One of my favourite guilty pleasures as far as documentaries go –yes, they too can be guilty pleasures– is Supersize Me. Many of you may remember the 2004 Oscar nominated film about Morgan Spurlock, a man who decides to throw health and common sense to the wind and eats only McDonald’s for thirty days straight. Did anyone really think the guy would not get any fatter? Please. If anything, it squarely highlights humanity’s inbred voyeuristic and sadistic tendencies. Same can be said by the explosion of reality shows clogging the airwaves for the last decade. Yes, TV’s Suvivor is that old.
Having said that, this is what A. J. Jacobs has accomplished, a reality TV show created in book format or intellectual fluff, if you will. Yes, you are curious. Yes, you want to see what happens. Then he writes about his life and when I mean his life, I mean, everything. Going for Chinese with his father-in-law, taking his son to a jungle gym at a park, doing his wife. Fantasizing about doing his wife’s friend! Uh, okay… Anyway, the book is more about the man’s neurosis and mysophobia: A peep whole into a not-so-really interesting life. Sure, he mentions some interesting factoids which will undoubtedly be used to amuse your less thansecular friends. For example, the Bible is actually cool with slavery and it is okay to beat the living bejesus out of them –granted they must live at least a day or two post-beating, ’cause otherwise, if they die, you know, it ain’t so cool (Exodus 21:21). Or the term ‘Scapegoat’ is ironically of Jewish etymology. For real, the head Aaron confessed all the sins of the children of Israel on the Day of Atonement into a goat. Then the goat, symbolically bearing their sins, was run off a cliff. Splat! I can imagine my friends sighing already! I will give A.J. points for creatively using the Bible the same way Spurlock milked McDonald’s. Are they the first ones to ever do so? Heck no. But self-experimentation under the cloak of a higher cause is the new, hot marketing tool on the scene.

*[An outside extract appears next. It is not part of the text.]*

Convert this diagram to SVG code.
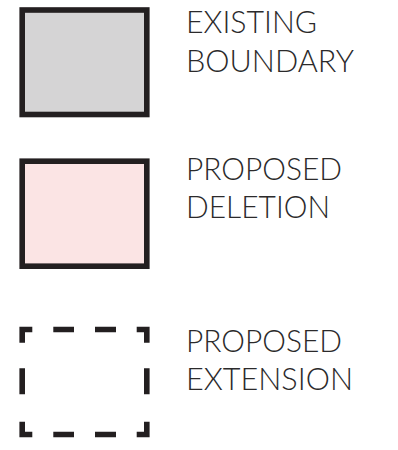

As I mentioned in the first part of my review, A.J. does not shy from pointing out he is doing this enterprise as a book project and there is nothing wrong with that. However, later in the book when he attempts to highlight a sort of religious awakening within, is where it stops being cute intellectual fluff and becomes a manufactured chain of events which are meant to pluck on the emotional strings of the reader –like the death near the end of the book. I am not denying it happened, however you can sense that actions have been filtered through a literary prism before being neatly set on the page.
Perhaps I was asking too much. Perhaps knowing someone is doing something for a paycheck drains its respectability. As you can’t shake the feeling you are being shepherded into a product, not sharing a journey. This rule especially applies when the material in question is of spiritual and ethereal context. Like the Law of Attraction ‘coaches’ **cough**The Secret**cough** who teach students to free and release themselves from their worldly chains and miseries for $250 per seminar. Of course they forget to mention Zen Buddhists have been doing that for 1445 years. For free. These examples are all a reminder that enlightenment, whichever way you wish you find it, can be found with curiosity and most importantly, within each of us. But it cannot be reached by neither a prescribed capsuled period of time or in Oprah’s choice for book of the month. Even if it is for the low MSRP of $23.95. However four million people have already done so, I call that a ‘crash diet for the soul.’
In the end, The Year of Living Biblically is enjoyable as any fluff. As you are left feeling that A.J. learns nothing deeper than Biblical trivia which will last him for a lifetime of parties, family gatherings and maybe some talk shows. No, A.J. your PR and marketing handlers were only half right. Yes, it was a one man’s quest to follow the Bible literally, that you did for the most part. But was it a humble one? Not by a long shot. No my friend, you made some good coin. Was that the point?